=== Directions ===
Copy the first line of the entries below and every line after it through the line containing "from matplotlib.ticker import MultipleLocator". Do not include pictures.

── Supplied records ──

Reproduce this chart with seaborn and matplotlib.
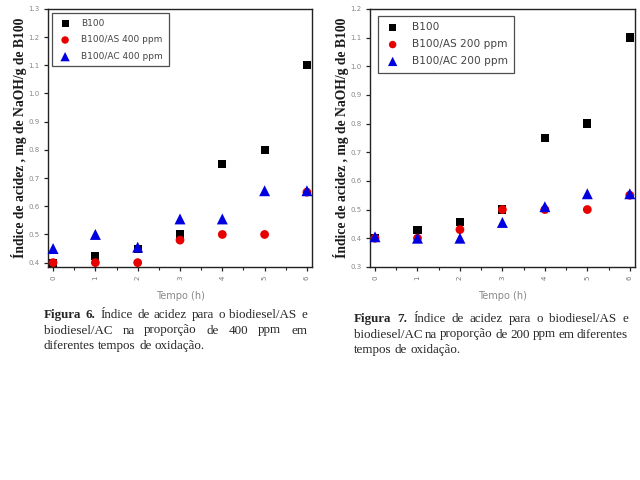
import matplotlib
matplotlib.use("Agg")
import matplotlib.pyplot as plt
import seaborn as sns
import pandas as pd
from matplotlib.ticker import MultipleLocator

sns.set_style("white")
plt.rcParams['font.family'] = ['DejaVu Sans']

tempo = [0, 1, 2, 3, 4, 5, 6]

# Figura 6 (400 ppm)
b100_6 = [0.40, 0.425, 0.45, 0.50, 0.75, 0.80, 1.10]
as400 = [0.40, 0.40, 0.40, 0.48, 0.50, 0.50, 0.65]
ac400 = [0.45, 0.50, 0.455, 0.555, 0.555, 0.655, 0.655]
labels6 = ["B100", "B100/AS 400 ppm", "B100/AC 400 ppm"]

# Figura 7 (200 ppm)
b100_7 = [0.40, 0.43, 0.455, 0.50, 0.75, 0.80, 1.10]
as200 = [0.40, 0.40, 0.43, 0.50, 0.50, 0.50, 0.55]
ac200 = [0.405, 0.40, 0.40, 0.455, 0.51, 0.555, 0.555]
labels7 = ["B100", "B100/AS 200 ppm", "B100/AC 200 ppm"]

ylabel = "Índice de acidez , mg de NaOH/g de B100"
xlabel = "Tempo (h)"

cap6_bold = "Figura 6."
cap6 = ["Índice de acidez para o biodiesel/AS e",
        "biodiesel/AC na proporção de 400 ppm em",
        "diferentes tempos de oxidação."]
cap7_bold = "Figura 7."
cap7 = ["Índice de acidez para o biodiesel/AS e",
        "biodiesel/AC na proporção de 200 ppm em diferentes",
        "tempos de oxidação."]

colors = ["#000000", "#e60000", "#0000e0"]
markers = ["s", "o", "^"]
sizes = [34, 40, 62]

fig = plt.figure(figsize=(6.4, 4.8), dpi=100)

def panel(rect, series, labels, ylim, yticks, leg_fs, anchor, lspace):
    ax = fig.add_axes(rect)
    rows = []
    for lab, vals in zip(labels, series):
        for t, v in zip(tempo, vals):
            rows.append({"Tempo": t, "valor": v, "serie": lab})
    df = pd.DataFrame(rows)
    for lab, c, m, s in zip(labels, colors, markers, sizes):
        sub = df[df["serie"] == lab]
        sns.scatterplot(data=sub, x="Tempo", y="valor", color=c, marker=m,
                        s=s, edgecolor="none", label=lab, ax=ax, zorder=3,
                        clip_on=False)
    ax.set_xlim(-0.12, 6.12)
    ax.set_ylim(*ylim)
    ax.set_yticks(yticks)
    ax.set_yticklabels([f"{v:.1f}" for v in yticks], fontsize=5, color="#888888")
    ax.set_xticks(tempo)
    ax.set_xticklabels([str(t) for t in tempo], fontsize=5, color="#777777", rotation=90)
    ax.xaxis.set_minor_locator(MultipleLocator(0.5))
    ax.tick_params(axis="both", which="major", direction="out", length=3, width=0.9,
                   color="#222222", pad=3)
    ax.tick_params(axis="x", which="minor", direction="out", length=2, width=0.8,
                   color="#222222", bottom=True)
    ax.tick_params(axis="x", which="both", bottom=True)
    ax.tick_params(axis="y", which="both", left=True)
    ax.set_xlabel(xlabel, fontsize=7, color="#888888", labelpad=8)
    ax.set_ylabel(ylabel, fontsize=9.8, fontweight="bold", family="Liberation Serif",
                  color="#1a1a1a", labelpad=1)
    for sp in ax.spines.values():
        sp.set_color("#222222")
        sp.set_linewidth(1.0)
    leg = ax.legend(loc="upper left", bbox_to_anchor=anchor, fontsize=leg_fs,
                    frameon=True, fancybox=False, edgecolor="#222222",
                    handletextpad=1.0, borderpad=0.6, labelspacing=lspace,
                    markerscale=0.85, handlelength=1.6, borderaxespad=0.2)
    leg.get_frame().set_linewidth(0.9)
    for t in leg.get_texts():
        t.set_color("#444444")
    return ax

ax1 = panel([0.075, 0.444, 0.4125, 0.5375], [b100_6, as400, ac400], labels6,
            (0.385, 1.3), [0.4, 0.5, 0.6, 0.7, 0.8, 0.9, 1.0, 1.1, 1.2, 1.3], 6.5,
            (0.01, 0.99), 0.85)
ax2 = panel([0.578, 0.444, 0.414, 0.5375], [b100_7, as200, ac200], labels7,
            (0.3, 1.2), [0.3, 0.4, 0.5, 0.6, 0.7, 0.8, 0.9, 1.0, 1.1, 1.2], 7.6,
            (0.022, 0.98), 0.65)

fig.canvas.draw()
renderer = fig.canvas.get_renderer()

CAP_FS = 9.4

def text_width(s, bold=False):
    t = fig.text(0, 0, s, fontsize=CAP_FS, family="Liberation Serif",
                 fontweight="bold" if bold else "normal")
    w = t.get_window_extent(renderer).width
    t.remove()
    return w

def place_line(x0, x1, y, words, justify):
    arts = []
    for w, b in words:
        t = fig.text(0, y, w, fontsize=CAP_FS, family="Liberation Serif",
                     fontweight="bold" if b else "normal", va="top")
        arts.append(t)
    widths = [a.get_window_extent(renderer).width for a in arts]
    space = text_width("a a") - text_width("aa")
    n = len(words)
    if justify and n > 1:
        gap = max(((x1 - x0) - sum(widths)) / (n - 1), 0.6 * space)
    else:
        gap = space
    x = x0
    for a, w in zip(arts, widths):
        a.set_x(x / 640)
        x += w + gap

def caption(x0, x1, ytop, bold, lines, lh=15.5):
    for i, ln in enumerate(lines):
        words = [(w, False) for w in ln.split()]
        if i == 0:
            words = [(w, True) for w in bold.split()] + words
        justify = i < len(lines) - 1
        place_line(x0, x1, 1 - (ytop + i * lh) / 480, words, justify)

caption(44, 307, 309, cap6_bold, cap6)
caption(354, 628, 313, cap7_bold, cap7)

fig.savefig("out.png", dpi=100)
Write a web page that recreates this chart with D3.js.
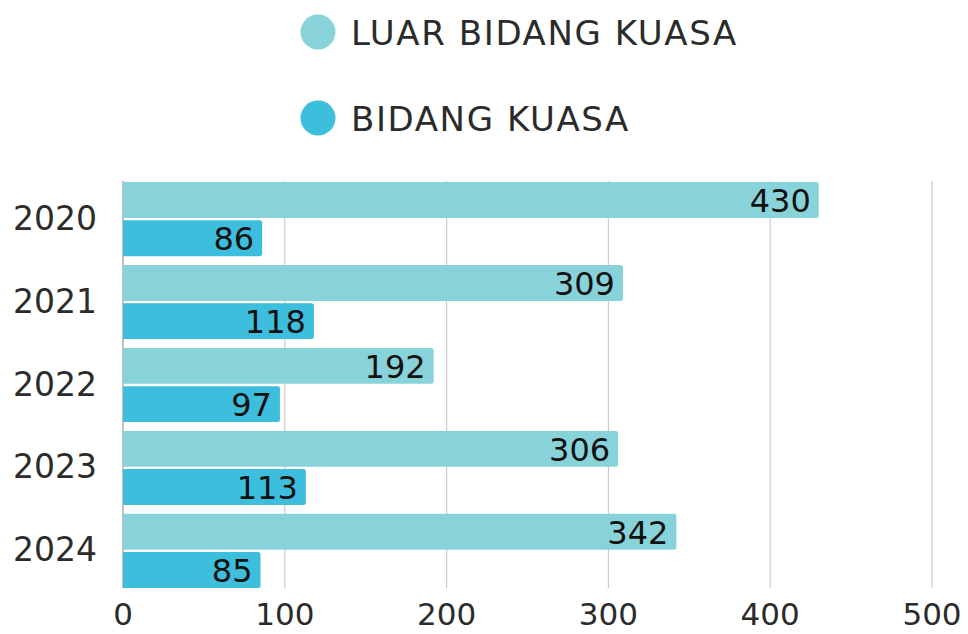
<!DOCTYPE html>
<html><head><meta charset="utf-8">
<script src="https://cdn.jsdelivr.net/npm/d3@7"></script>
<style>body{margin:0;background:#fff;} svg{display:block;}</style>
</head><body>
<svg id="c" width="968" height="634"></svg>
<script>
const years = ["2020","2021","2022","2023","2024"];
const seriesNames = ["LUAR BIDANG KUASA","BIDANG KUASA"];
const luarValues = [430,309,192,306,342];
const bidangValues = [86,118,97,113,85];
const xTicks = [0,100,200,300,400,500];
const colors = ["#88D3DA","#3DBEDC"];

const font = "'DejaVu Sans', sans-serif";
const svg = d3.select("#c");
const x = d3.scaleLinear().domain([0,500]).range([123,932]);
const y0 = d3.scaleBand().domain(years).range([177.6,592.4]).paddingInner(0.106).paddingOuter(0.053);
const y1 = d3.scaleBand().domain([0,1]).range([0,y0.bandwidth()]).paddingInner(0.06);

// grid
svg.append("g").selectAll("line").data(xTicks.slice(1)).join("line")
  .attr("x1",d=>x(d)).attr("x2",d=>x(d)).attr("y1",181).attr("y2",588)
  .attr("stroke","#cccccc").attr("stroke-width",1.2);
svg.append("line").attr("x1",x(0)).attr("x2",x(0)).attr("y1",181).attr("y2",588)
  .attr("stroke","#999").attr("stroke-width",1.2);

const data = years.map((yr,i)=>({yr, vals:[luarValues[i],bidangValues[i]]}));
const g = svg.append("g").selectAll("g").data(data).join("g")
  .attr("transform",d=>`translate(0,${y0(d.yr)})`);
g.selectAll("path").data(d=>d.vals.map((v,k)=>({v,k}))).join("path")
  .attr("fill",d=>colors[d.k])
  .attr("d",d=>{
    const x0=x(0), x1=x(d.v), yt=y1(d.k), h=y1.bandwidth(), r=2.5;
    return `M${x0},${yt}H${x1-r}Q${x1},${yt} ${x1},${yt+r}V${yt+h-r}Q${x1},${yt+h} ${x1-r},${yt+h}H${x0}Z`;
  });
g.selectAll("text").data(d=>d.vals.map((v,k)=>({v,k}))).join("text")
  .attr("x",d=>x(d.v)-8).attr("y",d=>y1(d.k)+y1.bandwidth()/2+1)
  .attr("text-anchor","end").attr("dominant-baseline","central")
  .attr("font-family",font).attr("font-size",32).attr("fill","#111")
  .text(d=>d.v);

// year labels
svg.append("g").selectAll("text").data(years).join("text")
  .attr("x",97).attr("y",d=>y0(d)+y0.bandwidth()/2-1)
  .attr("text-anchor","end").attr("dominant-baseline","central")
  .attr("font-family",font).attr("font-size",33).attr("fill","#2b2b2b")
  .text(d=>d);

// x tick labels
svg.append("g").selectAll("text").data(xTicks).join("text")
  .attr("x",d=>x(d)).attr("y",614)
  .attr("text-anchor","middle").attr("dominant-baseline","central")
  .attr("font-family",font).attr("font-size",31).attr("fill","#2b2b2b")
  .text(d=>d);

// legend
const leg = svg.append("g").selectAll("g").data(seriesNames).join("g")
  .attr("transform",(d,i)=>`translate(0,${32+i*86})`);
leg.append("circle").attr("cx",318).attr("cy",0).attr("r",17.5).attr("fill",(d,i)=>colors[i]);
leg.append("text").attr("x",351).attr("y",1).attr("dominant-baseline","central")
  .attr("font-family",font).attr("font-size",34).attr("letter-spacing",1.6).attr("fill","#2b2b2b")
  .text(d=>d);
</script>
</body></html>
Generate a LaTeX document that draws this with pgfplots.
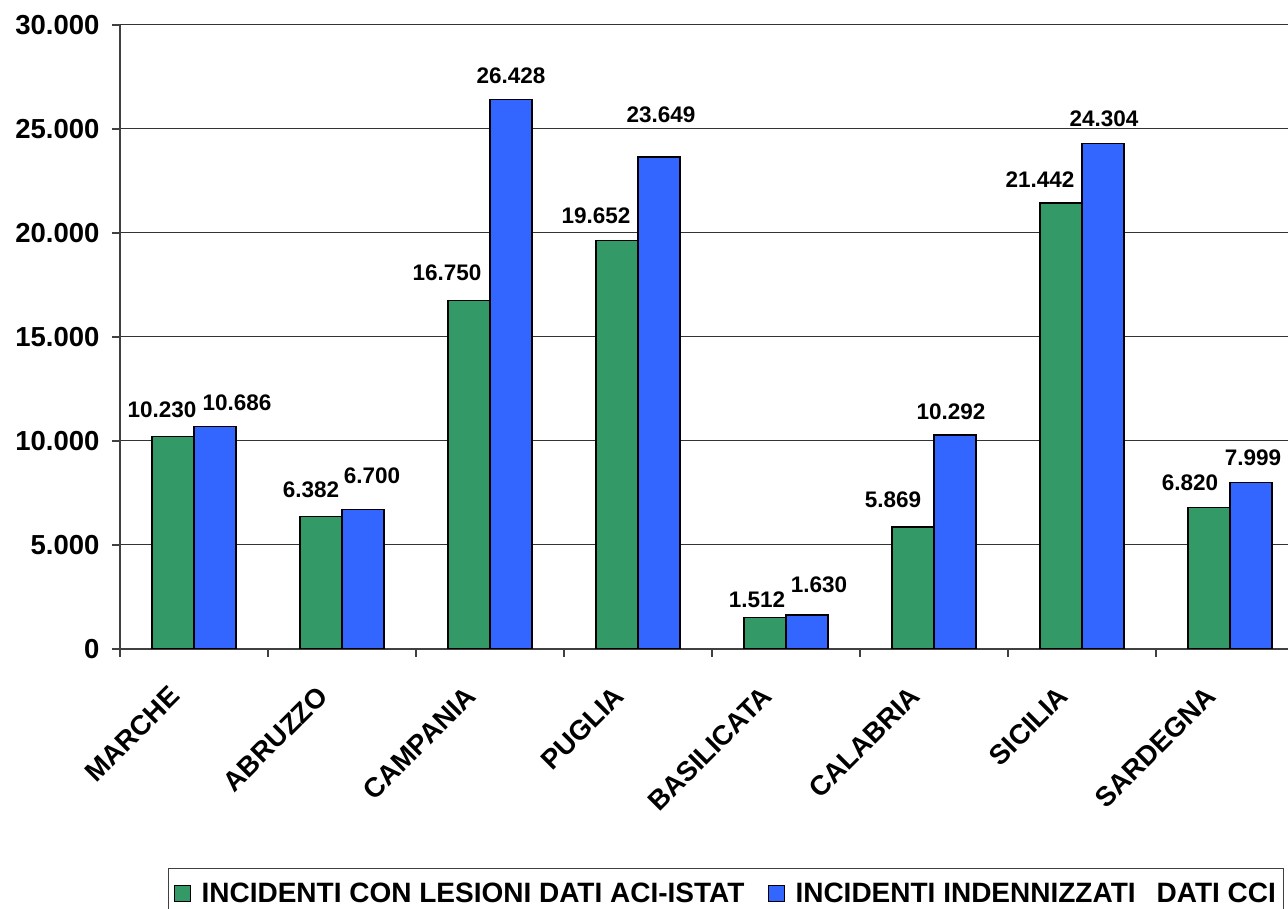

───

=== Task output ===
Reproduce this chart with seaborn and matplotlib.
import matplotlib
matplotlib.use("Agg")
import matplotlib.pyplot as plt
import seaborn as sns
import pandas as pd
from matplotlib.ticker import MultipleLocator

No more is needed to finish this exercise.